De alguna manera la colección sigue viva. Está sepultada pero palpita. La siento latir. Y, a pesar del temor que me produce la acumulación de objetos que nunca quise coleccionar, las cajas están ahí y siento una inexplicable aprehensión por ellas. Es el mismo apego que experimentaba con los autógrafos que nunca quise pedir.

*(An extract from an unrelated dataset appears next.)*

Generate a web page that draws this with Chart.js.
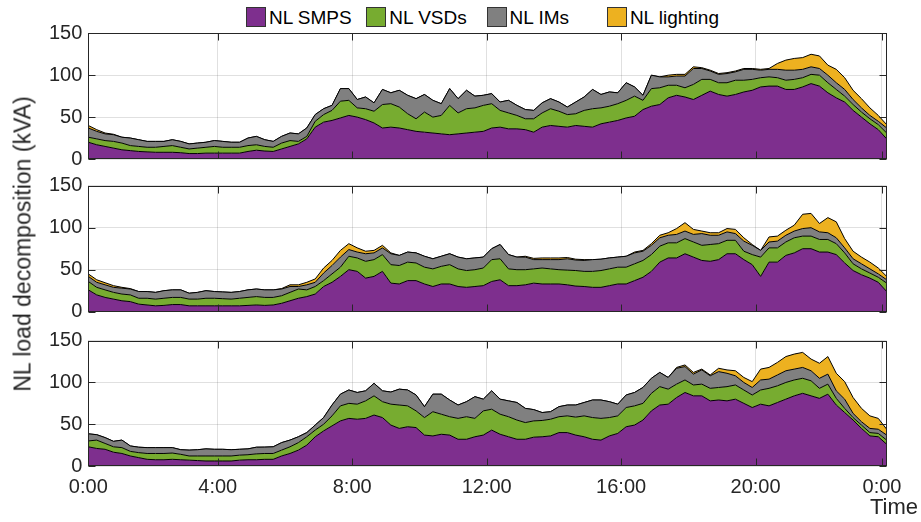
<!DOCTYPE html>
<html><head><meta charset="utf-8">
<script src="https://cdn.jsdelivr.net/npm/chart.js@4.4.0/dist/chart.umd.min.js"></script>
<style>
body{margin:0;width:921px;height:522px;background:#fff;position:relative;overflow:hidden;font-family:"Liberation Sans",Arial,Helvetica,sans-serif;color:#262626}
.panel{position:absolute;left:0;width:921px}
#legend{position:absolute;top:7px;left:246px;height:20px;display:flex}
.item{width:120.3px;display:flex;align-items:center;font-size:19px;line-height:1;color:#000}
.sw{width:20px;height:20px;border:1px solid #333;box-sizing:border-box;margin-right:3px;flex:none}
#ylab{position:absolute;left:23px;top:244px;transform:translate(-50%,-50%) rotate(-90deg);font-size:23px;line-height:1;white-space:nowrap}
#xlab{position:absolute;left:870px;top:496px;font-size:22px;line-height:1}
</style></head>
<body>
<div id="legend"></div>
<div class="panel" style="top:0;height:190px"><canvas id="c1" width="921" height="190"></canvas></div>
<div class="panel" style="top:150px;height:190px"><canvas id="c2" width="921" height="190"></canvas></div>
<div class="panel" style="top:310px;height:212px"><canvas id="c3" width="921" height="212"></canvas></div>
<div id="ylab">NL load decomposition (kVA)</div>
<div id="xlab">Time</div>
<script>
// ---- data ----
const seriesNames = ['NL SMPS','NL VSDs','NL IMs','NL lighting'];
const seriesColors = ['#7E2F8E','#77AC30','#808080','#EDB120'];
const tickHours = [0.15,4,8,12,16,20,23.76];
const tickLabels = ['0:00','4:00','8:00','12:00','16:00','20:00','0:00'];
const yTicks = [0,50,100,150];
const times = [0.15,0.4,0.65,0.9,1.15,1.4,1.65,1.9,2.15,2.4,
2.65,2.9,3.15,3.4,3.65,3.9,4.15,4.4,4.65,4.9,
5.15,5.4,5.65,5.9,6.15,6.4,6.65,6.9,7.15,7.4,
7.65,7.9,8.15,8.4,8.65,8.9,9.15,9.4,9.65,9.9,
10.15,10.4,10.65,10.9,11.15,11.4,11.65,11.9,12.15,12.4,
12.65,12.9,13.15,13.4,13.65,13.9,14.15,14.4,14.65,14.9,
15.15,15.4,15.65,15.9,16.15,16.4,16.65,16.9,17.15,17.4,
17.65,17.9,18.15,18.4,18.65,18.9,19.15,19.4,19.65,19.9,
20.15,20.4,20.65,20.9,21.15,21.4,21.65,21.9,22.15,22.4,
22.65,22.9,23.15,23.4,23.65,23.9];

// Panel 1
const p1SMPS = [20,17,15,13,11,10,9,8.5,8,8, 8,7.5,6.5,6.5,7,7,7,7,7,9, 10.5,9.5,9,12,15,18,24,38,44,46,
49,52,50,47,43,37,38,37,35,33, 32,31,30,29,30,31,32,33,37,38, 36,36,35,32,38,40,39,38,40,39,
38,42,44,46,49,51,59,63,65,73, 76,74,71,76,81,77,75,77,80,82, 86,87,87,83,83,86,90,87,79,73, 68,58,50,42,35,24];
const p1VSD = [6,7,7,8,8,6,6,5.5,6,7, 8,6.5,5.5,6.5,7,8,7,7,7,7, 6.5,5.5,5,7,7,3,3,7,9,12,
20,18,11,13,14,28,28,25,19,15, 24,19,22,35,25,29,29,31,29,20, 19,16,13,16,17,20,18,15,14,19,
22,19,19,20,21,24,11,21,20,15, 12,11,18,19,14,14,16,17,14,13, 11,11,10,11,12,11,11,13,12,10, 7,7,6,6,6,7];
const p1IM = [11,9,8,8,7,9,8,7,7,6, 7,7,6,6,6,7,7,6,6,9, 10,8,7,8,9,9,10,8,7,6,
15,14,10,14,10,18,13,20,22,24, 21,20,14,20,17,22,14,12,12,10, 15,12,11,10,12,12,11,9,14,16,
23,16,17,13,21,11,6,16,13,10, 11,14,19,13,10,10,11,10,13,12, 9,9,10,12,11,10,9,8,9,8, 8,6,5,4,4,6];
const p1LIGHT = [3,2,1,0.5,0,0,0,0,0,0, 0,0,0,0,0,0,0,0,0,0, 0,0,0,0,0,0,0,0,0,0,
0,0,0,0,0,0,0,0,0,0, 0,0,0,0,0,0,0,0,0,0, 0,0,0,0,0,0,0,0,0,0,
0,0,0,0,0,0,0,0,0,2, 2,2,2,1,1,1,1,1,1,1, 1,1,7,12,14,14,15,15,12,16, 14,11,11,9,7,4];

// Panel 2
const p2SMPS = [26,20,17,15,13,12,9,8,7,7.5, 8.5,8.5,7,7,7,7,7,7,7,7.5, 8,7.5,8,10,13,16,18,21,30,35,
42,50,48,40,42,48,34,33,37,37, 33,30,33,33,30,29,30,31,36,38, 31,31,32,34,33,33,33,32,30.5,30,
29,29,31,33,33,37,41,48,59,64, 64,69,65,61,60,62,69,69,62,56, 42,59,59,67,70,75,75,71,71,68, 58,49,44,40,35,24];
const p2VSD = [10,9,9,8,8,8,7,8,8,8.5, 8.5,8.5,8,8,9,9,8.5,8,9,9.5, 10,9.5,9,9,10,11,8,9,7,10,
11,16,16,20,20,20,22,22,22,21, 20,21,21,23,21,20,20,21,26,25, 20,19,18,17,19,18,17,17.5,18.5,18,
19,20,20,20,20,20,20,20,19,18, 18,18,18,18,20,19,16,16,10,12, 23,17,17,16,18,15,15,15,15,13, 12,8,7,6,6,10];
const p2IM = [6,6,6,6,7,7,8,8,8,9, 9,9,7,8,9,8,8,8,8,9, 9,9,9,8,7,3,6,5,9,10,
12,8,7,9,8,8,13,12,12,12, 13,12,12,13,14,14,14,13,13,17, 17,15,15,11,10,11,12,13.5,12.5,13,
14,13.5,13,12,13,13,11,11,10,9, 10,9,9,14,11,10,10,8,12,11, 8,7,8,8,8,9,10,9,8,7, 6,6,6,5,4,4];
const p2LIGHT = [3,3,2.5,2,1,0.5,0,0,0,0, 0,0,0,0,0,0,0,0,0,0, 0,0,0,0.5,2,2,3,4,6,6,
8,7,5,3,3,3,1,0,0,0, 0,0,0,0,0,0,0,0,0,0, 0,0,1,1.5,2,2,2,1.5,1,1,
0,0,0,0,0,1,1,2,3,3, 7,10,6,3,3,3,4,5,4,1, 0,6,6,6,7,17,17,10,18,19, 11,9,8,8,7,4];

// Panel 3
const p3SMPS = [23,21,20,16.5,15,12,10,8,7.5,7.5, 8,7.5,7,6.5,6,6,6,6,7,7.5, 7.5,8,8,12,15,19,25,35,42,48,
54,57,56,57,61,58,49,45,47,46, 37,36,38,37,32,32,35,37,43,38, 35,32,32,34.5,35,36,40,40,37,35,
32,31,36,39,47,49,55,66,73,74, 82,88,84,84,78,79,78,80,75,70, 74,72,76,80,84,87,84,81,86,73, 64,55,45,36,35,26];
const p3VSD = [7,10,7,6.5,7,5.5,6,7,7.5,7.5, 7.5,6.5,5,5.5,6,6,6,6,6,6, 7,7,7,7,8,9,10,8,8,12,
18,18,18,21,23,19,25,28,25,20, 21,29,24,22,25,27,22,29,25,24, 24,23,20,19.5,19.5,20,19,20,21.5,25,
26,26,22,21,23,23,20,21,22,18, 16,15,13,14,15,15,17,17,16,15, 17,21,20,20,19,18,18,12,12,8, 5,3,4,4,4,5];
const p3IM = [8.5,6.5,7,6.5,9,6.5,6.5,7,7,7, 6.5,5.5,7,7.5,8.5,8,8,7.5,7,7, 8,7.6,8,9,8,7,5,6,8,13,
14,16,14,12,15,13,14.5,19,19,19, 13,21,24,20,16,18,26,14,22,18, 19,21,17,13.5,9.5,9,12,13,14.5,16,
21,22,19,14,15,16,19,18,17,14, 19,16,13,17,15,19,16,11,9,9, 12,11,13,14,13,13,12,12,12,9, 11,5,4,5,5,6];
const p3LIGHT = [0,0,0,0,0,0,0,0,0,0, 0,0,0,0,0,0,0,0,0,0, 0,0,0,0,0,0,0,0,0,0,
0,0,0,0,0,0,0,0,0,0, 0,0,0,0,0,0,0,0,0,0, 0,0,0,0,0,0,0,0,0,0,
0,0,0,0,0,0,0,0,0,0, 1,2,2,1,1,4,4,6,6,7, 13,14,15,17,18,18,14,18,21,21, 21,19,16,15,13,7];

// ---- rendering ----
const FONT = '"Liberation Sans", Arial, Helvetica, sans-serif';
Chart.defaults.font.family = FONT;
const AXIS = '#262626';
const GRID = 'rgba(38,38,38,0.14)';

// HTML legend
const leg = document.getElementById('legend');
seriesNames.forEach((n,i)=>{
  const it = document.createElement('div'); it.className='item';
  const sw = document.createElement('span'); sw.className='sw'; sw.style.background=seriesColors[i];
  const tx = document.createElement('span'); tx.textContent=n;
  it.appendChild(sw); it.appendChild(tx); leg.appendChild(it);
});

const boxPlugin = {
  id:'boxTicks',
  afterDatasetsDraw(chart){
    const {ctx, chartArea:a, scales:{x,y}} = chart;
    ctx.save();
    ctx.strokeStyle = AXIS; ctx.lineWidth = 1;
    const L=Math.round(a.left)+0.5, R=Math.round(a.right)-0.5, T=Math.round(a.top)+0.5, B=Math.round(a.bottom)-0.5;
    ctx.strokeRect(L, T, R-L, B-T);
    const tl = 7;
    ctx.beginPath();
    tickHours.forEach(h=>{
      const px = Math.round(x.getPixelForValue(h))+0.5;
      ctx.moveTo(px,B); ctx.lineTo(px,B-tl);
      ctx.moveTo(px,T); ctx.lineTo(px,T+tl);
    });
    yTicks.forEach(v=>{
      const py = Math.round(y.getPixelForValue(v))+0.5;
      ctx.moveTo(L,py); ctx.lineTo(L+tl,py);
      ctx.moveTo(R,py); ctx.lineTo(R-tl,py);
    });
    ctx.stroke();
    ctx.restore();
  }
};

function makeDs(i, arr){
  return {
    label: seriesNames[i],
    data: times.map((t,k)=>({x:t, y:arr[k]})),
    backgroundColor: seriesColors[i],
    borderColor: '#000',
    borderWidth: 1,
    pointRadius: 0,
    tension: 0,
    fill: i===0 ? 'origin' : '-1'
  };
}

function makePanel(id, padTop, xHeight, showX, S, V, I, Lt){
  return new Chart(document.getElementById(id), {
    type:'line',
    data:{datasets:[makeDs(0,S), makeDs(1,V), makeDs(2,I), makeDs(3,Lt)]},
    options:{
      responsive:false, animation:false, maintainAspectRatio:false,
      layout:{padding:{top:padTop, left:0, right:34.3, bottom:0}},
      plugins:{legend:{display:false}, tooltip:{enabled:false}},
      scales:{
        x:{type:'linear', min:0.15, max:23.9,
          afterBuildTicks:s=>{ s.ticks = tickHours.map(v=>({value:v})); },
          afterFit:s=>{ s.height = xHeight; },
          ticks:{display:showX, autoSkip:false, maxRotation:0, padding:9,
                 color:AXIS, font:{size:20, family:FONT},
                 callback:(v,i)=>tickLabels[i]},
          grid:{color:GRID, drawTicks:false, lineWidth:1},
          border:{display:false}
        },
        y:{type:'linear', stacked:true, min:0, max:150,
          afterBuildTicks:s=>{ s.ticks = yTicks.map(v=>({value:v})); },
          afterFit:s=>{ s.width = 88.3; },
          ticks:{padding:6, color:AXIS, font:{size:20, family:FONT}, callback:v=>String(v)},
          grid:{color:GRID, drawTicks:false, lineWidth:1},
          border:{display:false}
        }
      }
    },
    plugins:[boxPlugin]
  });
}

makePanel('c1', 33.3, 31, false, p1SMPS, p1VSD, p1IM, p1LIGHT);
makePanel('c2', 35.7, 28.3, false, p2SMPS, p2VSD, p2IM, p2LIGHT);
makePanel('c3', 30.7, 56, true, p3SMPS, p3VSD, p3IM, p3LIGHT);
</script>
</body></html>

¿Cómo me deshice de los autógrafos? Intento recordar qué hice con ese acopio de firmas de famosos que al final de mi infancia había descuadernado la tapa dura de la libreta. Pienso en eso al tiempo que termino el libro Homer y Langley, en el que Doctorow narra la historia de los ‪hermanos Collyer‬, cuyos cadáveres fueron descubiertos en su mansión de la Quinta Avenida de Nueva York bajo un arrume de periódicos, máquinas de escribir, bicicletas, platos de tocadiscos, fragmentos de cristal y hasta un automóvil Ford Modelo T que el hermano mayor, el acumulador, había logrado meter en medio de la sala.
 
Homer, el hermano menor, que además era ciego, es quien cuenta en primera persona la manera en que él y su hermano se van encerrando en la mansión junto con ese sinnúmero de objetos que a cualquiera podría parecerle un vertedero. Pero Doctorow logra, con preciosismo y sin mofa, mostrar que no se trataba de un par de locos coleccionistas de basura. Vivir como lo hicieron fue la manera en que los Collyer lograron adaptarse a la muerte de los padres, a la gran depresión, al horror de la guerra, a la soledad, a la ruina, al desamor, a la ceguera.
 
“Siento que mis máquinas de escribir, mi mesa, mi silla tienen esa seguridad de un mundo sólido, donde los objetos ocupan espacio, donde no existe el vacío infinito del pensamiento insustancial que no conduce a ninguna parte más que a mí mismo”, dice el hermano ciego en algún momento. Lo que guardamos (como la colección de cajas en las que nunca guardé nada y, a la vez, guardé una cantidad de recuerdos y lazos) a veces cumple la función de sujetarnos a ese “mundo sólido”, real, conciso. Lo que guardamos recoge historias. Recoge, esconde, atesora, retiene. Pero el poder de las historias no está solo en lo que guardamos sino, también, en lo que soltamos. Porque no se trata del objeto sino de la memoria. Y lo que guarda la memoria del alma trasciende las cajas, los cajones, los féretros, las urnas.